On Mon, 19 Oct 2009 14:33:45 -0700, nathan binkert <[email protected]>
wrote:
>> The fundamental law in PDES is that one process should not run ahead of
>> another if this one can trigger events effecting it. If an object
>> schedules
>> an event that should have been processed at time T1 but the eventqueue
is
>> at
>> time T2 with T2 > T1 then you'll have causality errors. So this is what
I
>> meant with blocking eventqueues. Other then that I agree that concurrent
>> scheduling should be lockless.
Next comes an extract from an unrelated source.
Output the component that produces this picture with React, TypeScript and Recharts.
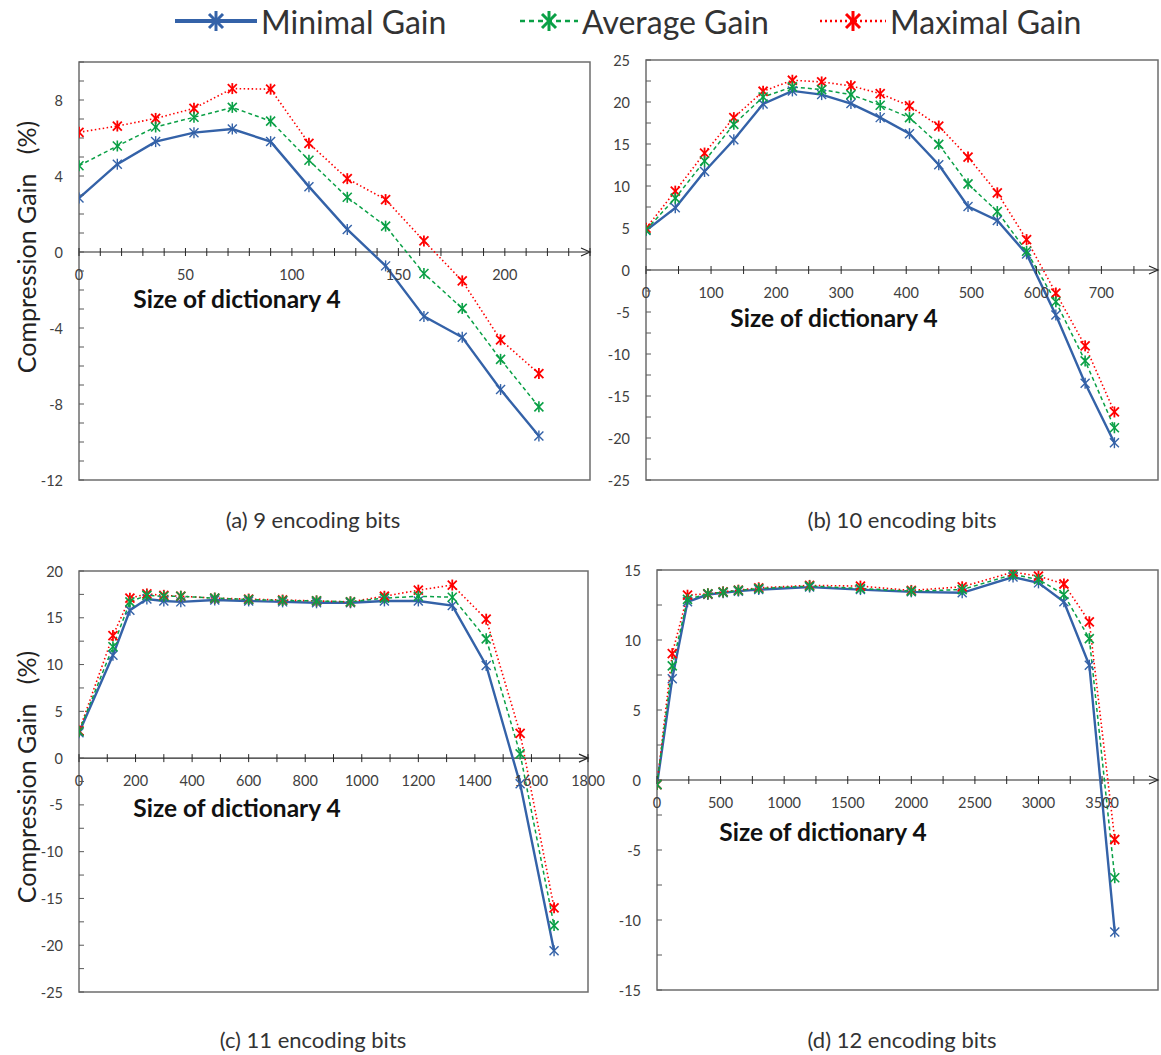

Why not implement the eventqueues as a
>> lockless qeueu?
> Because event queues require insertion in the middle, and as far as I
> know, there is no way to build a lockless queue where you can insert
> into the middle (unless we have a double compare and swap).  Anyway, I
> think that the atomic operation would actually slow things down
> anyway.  The frequency of cross queue events vs regular events should
> hopefully be low, so it seems that we should try to optimize for the
> regular ones.
> 
> CMPXCHG16B exists on modern machines, but I think it would be pretty
> limiting to require that instruction to run a parallel simulation.
> 
>   Nate
At some point we're going to have to discuss what systems we're willing to
support multi-threaded M5 on and what we're not. TLS is great in some cases
(e.g. curTick), however TLS isn't supported on Mac OS X. To get similar
functionality pthread_getspecific() is used, but it's definitely uglier and
probably slower on Linux than __thread. Is OS X multithreaded support a
priority? For development it might be sort of nice, but I don't see having
a farm of OS X machines available for simulations in the near future so I
don't think so. 

Generally, I see the same thing for instructions like CMPXCHG16B. If it
makes it easier to do, or provides a large speedup then I'm pretty much for
it. I would rather the common case of hardware that people are going to run
simulations on be fast at the expense of hardware that we're not going to
run on (not multithreaded), just for the sake of having un-used support. 

On machines without CMPXCHG16B we could use a mutex, but if the machine has
it and it makes it significantly easier to be correct and fast I'm for it.